▶ [Source data]
>> Begin

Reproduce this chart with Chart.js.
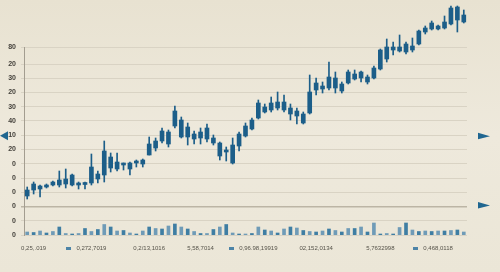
<!DOCTYPE html>
<html><head><meta charset="utf-8">
<script src="https://cdn.jsdelivr.net/npm/chart.js@4.4.1/dist/chart.umd.min.js"></script>
<style>
html,body{margin:0;padding:0;width:500px;height:272px;overflow:hidden;background:linear-gradient(180deg,#e8e2d1 0%,#eee9dc 50%,#ebe6d7 100%);}
canvas{display:block;}
</style></head><body>
<canvas id="c" width="500" height="272"></canvas>
<script>
const categories = ['1','2','3','4','5','6','7','8','9','10','11','12','13','14','15','16','17','18','19','20','21','22','23','24','25','26','27','28','29','30','31','32','33','34','35','36','37','38','39','40','41','42','43','44','45','46','47','48','49','50','51','52','53','54','55','56','57','58','59','60','61','62','63','64','65','66','67','68','69'];
const openVals  = [39,45,49,48,50,50,51,50,52,50.5,52,61,60,78,73,70,72,72,71,80,94,94,103,109,115,108,101,97,96,97,92,85,72,89,99,106,117,128,125,127,125,127,124,121,122,145,149,147,147,151,152,161,157,158,157,166,176,188,184,183,189,191,203,206,209,207,211,228,220];
const closeVals = [45,51,46,50,53,55,56,60,50,52.5,68,56,84,67,66,72,66,74,75,91,87,104,91,124,98,98,96,103,107,92,79,83,90,101,109,115,132,123,132,133,133,121,119,112,143,152,146,158,157,144,163,156,163,153,167,185,188,185,188,191,185,204,207,212,206,213,227,215,213];
const highVals  = [48,53,50,51,54,64,66,61,53,53,81,64,94,82,82,72,73,75,76,98,97,107,105,129,118,112,104,107,111,100,93,88,97,103,112,117,135,131,138,143,140,131,127,123,160,157,153,173,163,153,165,165,164,160,169,186,196,193,200,193,197,205,209,214,210,219,229,229,225];
const lowVals   = [36,41,38,47,49,48,47,49,46,46,50,52,53,63,64,65,60,68,68,80,84,92,88,107,97,90,91,91,93,90,75,74,71,84,98,105,116,122,123,125,123,115,111,111,121,140,142,145,142,142,151,155,153,151,156,165,173,180,183,181,183,190,201,205,205,206,210,203,212];
const volumeVals = [3,2.5,4,2,3.5,8,1.5,1,1.5,6.5,3.5,5.5,10.5,8,4,4.5,2,1,4,8,6.5,6,9,11,8,6,3.5,1.5,1.5,5.5,8,10.5,2,1,1,1.5,8,5,4,2,6,8,7,4.5,3.5,3,4,6,4.5,3,6.5,6.5,8,3,12,1,1.5,1,7.5,12,5,3.5,4,3.5,4,4,4.5,5,3];
const yTickValues = [0,14.25,28.5,42.75,57,71.25,85.5,99.75,114,128.25,142.5,156.75,171,188];
const yTickLabels = ['0','0','0','0','0','0','20','10','40','30','20','30','20','80'];
const xTickIndex = [1,10,19,27,36,45,55,64];
const xTickLabels = ['0,25,.019','0,272,7019','0,2/13,1016','5,58,7014','0,96.98,19919','02,152,0134','5,7632998','0,468,0118'];
const xTickMarked = [false,true,false,false,true,false,false,true];

const CANDLE = '#1c5e89';
const bodies = openVals.map((o,i)=>[o, closeVals[i]]);
const wicks = lowVals.map((l,i)=>[l, highVals[i]]);

Chart.defaults.font.family = '"Liberation Sans", Arial, sans-serif';

const deco = {
  id: 'deco',
  afterDraw(chart){
    const ctx = chart.ctx, xs = chart.scales.x, ys = chart.scales.y, area = chart.chartArea;
    ctx.save();
    ctx.font = '6px "Liberation Sans", Arial, sans-serif';
    const labelMid = xs.top + 10 + 3.6;
    xTickIndex.forEach((idx,k)=>{
      if(!xTickMarked[k]) return;
      const w = ctx.measureText(xTickLabels[k]).width;
      const px = xs.getPixelForValue(idx);
      ctx.fillStyle = '#4d84a7';
      ctx.fillRect(Math.round(px - w/2 - 10), Math.round(labelMid - 1.5), 5, 3);
    });
    ctx.fillStyle = '#1f6690';
    const yA = ys.getPixelForValue(yTickValues[7]);
    const yB = ys.getPixelForValue(yTickValues[2]);
    ctx.beginPath(); ctx.moveTo(0, yA + 0.5); ctx.lineTo(8, yA - 4); ctx.lineTo(8, yA + 5); ctx.closePath(); ctx.fill();
    [yA + 1, yB - 1].forEach(yy=>{
      const x0 = area.right + 11;
      ctx.beginPath(); ctx.moveTo(x0, yy - 3.5); ctx.lineTo(x0 + 12, yy); ctx.lineTo(x0, yy + 3); ctx.closePath(); ctx.fill();
    });
    ctx.restore();
  }
};

new Chart(document.getElementById('c'), {
  type: 'bar',
  data: {
    labels: categories,
    datasets: [
      { label: 'body', data: bodies, backgroundColor: CANDLE, barThickness: 4, grouped: false, clip: false, yAxisID: 'y', order: 0 },
      { label: 'wick', data: wicks, backgroundColor: CANDLE, barThickness: 1, grouped: false, clip: false, yAxisID: 'y', order: 1 },
      { label: 'volume', data: volumeVals, backgroundColor: (c)=> c.dataIndex % 2 ? '#3f7ea3' : '#6f9bb7', barThickness: 3, grouped: false, yAxisID: 'yv', order: 2 }
    ]
  },
  options: {
    responsive: false,
    animation: false,
    events: [],
    layout: { padding: { top: 47, right: 33, left: 0, bottom: 0 } },
    plugins: { legend: { display: false }, tooltip: { enabled: false } },
    scales: {
      x: {
        type: 'category',
        offset: true,
        grid: { display: false, drawTicks: false },
        border: { display: false },
        afterFit(s){ s.height = 37; },
        ticks: {
          autoSkip: false, maxRotation: 0, minRotation: 0, padding: 10,
          color: '#555249', font: { size: 6 },
          callback: (v, i) => { const k = xTickIndex.indexOf(i); return k >= 0 ? xTickLabels[k] : ''; }
        }
      },
      y: {
        min: 0, max: 188,
        afterBuildTicks(s){ s.ticks = yTickValues.map(v=>({value: v})); },
        afterFit(s){ s.width = 24; },
        grid: {
          color: (c)=> c.index === 2 ? '#bcb5a5' : '#d9d3c4',
          lineWidth: (c)=> c.index === 2 ? 1.5 : 1,
          tickLength: 3, drawTicks: true
        },
        border: { display: true, color: '#a39d90', width: 1 },
        ticks: {
          padding: 5, color: '#45423c', font: { size: 7, weight: 'bold' },
          callback: (v, i) => yTickLabels[i]
        }
      },
      yv: { display: false, min: 0, max: 188 }
    }
  },
  plugins: [deco]
});
</script>
</body></html>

>> End

Your task is to repeat the material above exactly, without its pictures.

Reproduce this chart with Chart.js.
<!DOCTYPE html>
<html><head><meta charset="utf-8">
<script src="https://cdn.jsdelivr.net/npm/chart.js@4.4.1/dist/chart.umd.min.js"></script>
<style>
html,body{margin:0;padding:0;width:500px;height:272px;overflow:hidden;background:linear-gradient(180deg,#e8e2d1 0%,#eee9dc 50%,#ebe6d7 100%);}
canvas{display:block;}
</style></head><body>
<canvas id="c" width="500" height="272"></canvas>
<script>
const categories = ['1','2','3','4','5','6','7','8','9','10','11','12','13','14','15','16','17','18','19','20','21','22','23','24','25','26','27','28','29','30','31','32','33','34','35','36','37','38','39','40','41','42','43','44','45','46','47','48','49','50','51','52','53','54','55','56','57','58','59','60','61','62','63','64','65','66','67','68','69'];
const openVals  = [39,45,49,48,50,50,51,50,52,50.5,52,61,60,78,73,70,72,72,71,80,94,94,103,109,115,108,101,97,96,97,92,85,72,89,99,106,117,128,125,127,125,127,124,121,122,145,149,147,147,151,152,161,157,158,157,166,176,188,184,183,189,191,203,206,209,207,211,228,220];
const closeVals = [45,51,46,50,53,55,56,60,50,52.5,68,56,84,67,66,72,66,74,75,91,87,104,91,124,98,98,96,103,107,92,79,83,90,101,109,115,132,123,132,133,133,121,119,112,143,152,146,158,157,144,163,156,163,153,167,185,188,185,188,191,185,204,207,212,206,213,227,215,213];
const highVals  = [48,53,50,51,54,64,66,61,53,53,81,64,94,82,82,72,73,75,76,98,97,107,105,129,118,112,104,107,111,100,93,88,97,103,112,117,135,131,138,143,140,131,127,123,160,157,153,173,163,153,165,165,164,160,169,186,196,193,200,193,197,205,209,214,210,219,229,229,225];
const lowVals   = [36,41,38,47,49,48,47,49,46,46,50,52,53,63,64,65,60,68,68,80,84,92,88,107,97,90,91,91,93,90,75,74,71,84,98,105,116,122,123,125,123,115,111,111,121,140,142,145,142,142,151,155,153,151,156,165,173,180,183,181,183,190,201,205,205,206,210,203,212];
const volumeVals = [3,2.5,4,2,3.5,8,1.5,1,1.5,6.5,3.5,5.5,10.5,8,4,4.5,2,1,4,8,6.5,6,9,11,8,6,3.5,1.5,1.5,5.5,8,10.5,2,1,1,1.5,8,5,4,2,6,8,7,4.5,3.5,3,4,6,4.5,3,6.5,6.5,8,3,12,1,1.5,1,7.5,12,5,3.5,4,3.5,4,4,4.5,5,3];
const yTickValues = [0,14.25,28.5,42.75,57,71.25,85.5,99.75,114,128.25,142.5,156.75,171,188];
const yTickLabels = ['0','0','0','0','0','0','20','10','40','30','20','30','20','80'];
const xTickIndex = [1,10,19,27,36,45,55,64];
const xTickLabels = ['0,25,.019','0,272,7019','0,2/13,1016','5,58,7014','0,96.98,19919','02,152,0134','5,7632998','0,468,0118'];
const xTickMarked = [false,true,false,false,true,false,false,true];

const CANDLE = '#1c5e89';
const bodies = openVals.map((o,i)=>[o, closeVals[i]]);
const wicks = lowVals.map((l,i)=>[l, highVals[i]]);

Chart.defaults.font.family = '"Liberation Sans", Arial, sans-serif';

const deco = {
  id: 'deco',
  afterDraw(chart){
    const ctx = chart.ctx, xs = chart.scales.x, ys = chart.scales.y, area = chart.chartArea;
    ctx.save();
    ctx.font = '6px "Liberation Sans", Arial, sans-serif';
    const labelMid = xs.top + 10 + 3.6;
    xTickIndex.forEach((idx,k)=>{
      if(!xTickMarked[k]) return;
      const w = ctx.measureText(xTickLabels[k]).width;
      const px = xs.getPixelForValue(idx);
      ctx.fillStyle = '#4d84a7';
      ctx.fillRect(Math.round(px - w/2 - 10), Math.round(labelMid - 1.5), 5, 3);
    });
    ctx.fillStyle = '#1f6690';
    const yA = ys.getPixelForValue(yTickValues[7]);
    const yB = ys.getPixelForValue(yTickValues[2]);
    ctx.beginPath(); ctx.moveTo(0, yA + 0.5); ctx.lineTo(8, yA - 4); ctx.lineTo(8, yA + 5); ctx.closePath(); ctx.fill();
    [yA + 1, yB - 1].forEach(yy=>{
      const x0 = area.right + 11;
      ctx.beginPath(); ctx.moveTo(x0, yy - 3.5); ctx.lineTo(x0 + 12, yy); ctx.lineTo(x0, yy + 3); ctx.closePath(); ctx.fill();
    });
    ctx.restore();
  }
};

new Chart(document.getElementById('c'), {
  type: 'bar',
  data: {
    labels: categories,
    datasets: [
      { label: 'body', data: bodies, backgroundColor: CANDLE, barThickness: 4, grouped: false, clip: false, yAxisID: 'y', order: 0 },
      { label: 'wick', data: wicks, backgroundColor: CANDLE, barThickness: 1, grouped: false, clip: false, yAxisID: 'y', order: 1 },
      { label: 'volume', data: volumeVals, backgroundColor: (c)=> c.dataIndex % 2 ? '#3f7ea3' : '#6f9bb7', barThickness: 3, grouped: false, yAxisID: 'yv', order: 2 }
    ]
  },
  options: {
    responsive: false,
    animation: false,
    events: [],
    layout: { padding: { top: 47, right: 33, left: 0, bottom: 0 } },
    plugins: { legend: { display: false }, tooltip: { enabled: false } },
    scales: {
      x: {
        type: 'category',
        offset: true,
        grid: { display: false, drawTicks: false },
        border: { display: false },
        afterFit(s){ s.height = 37; },
        ticks: {
          autoSkip: false, maxRotation: 0, minRotation: 0, padding: 10,
          color: '#555249', font: { size: 6 },
          callback: (v, i) => { const k = xTickIndex.indexOf(i); return k >= 0 ? xTickLabels[k] : ''; }
        }
      },
      y: {
        min: 0, max: 188,
        afterBuildTicks(s){ s.ticks = yTickValues.map(v=>({value: v})); },
        afterFit(s){ s.width = 24; },
        grid: {
          color: (c)=> c.index === 2 ? '#bcb5a5' : '#d9d3c4',
          lineWidth: (c)=> c.index === 2 ? 1.5 : 1,
          tickLength: 3, drawTicks: true
        },
        border: { display: true, color: '#a39d90', width: 1 },
        ticks: {
          padding: 5, color: '#45423c', font: { size: 7, weight: 'bold' },
          callback: (v, i) => yTickLabels[i]
        }
      },
      yv: { display: false, min: 0, max: 188 }
    }
  },
  plugins: [deco]
});
</script>
</body></html>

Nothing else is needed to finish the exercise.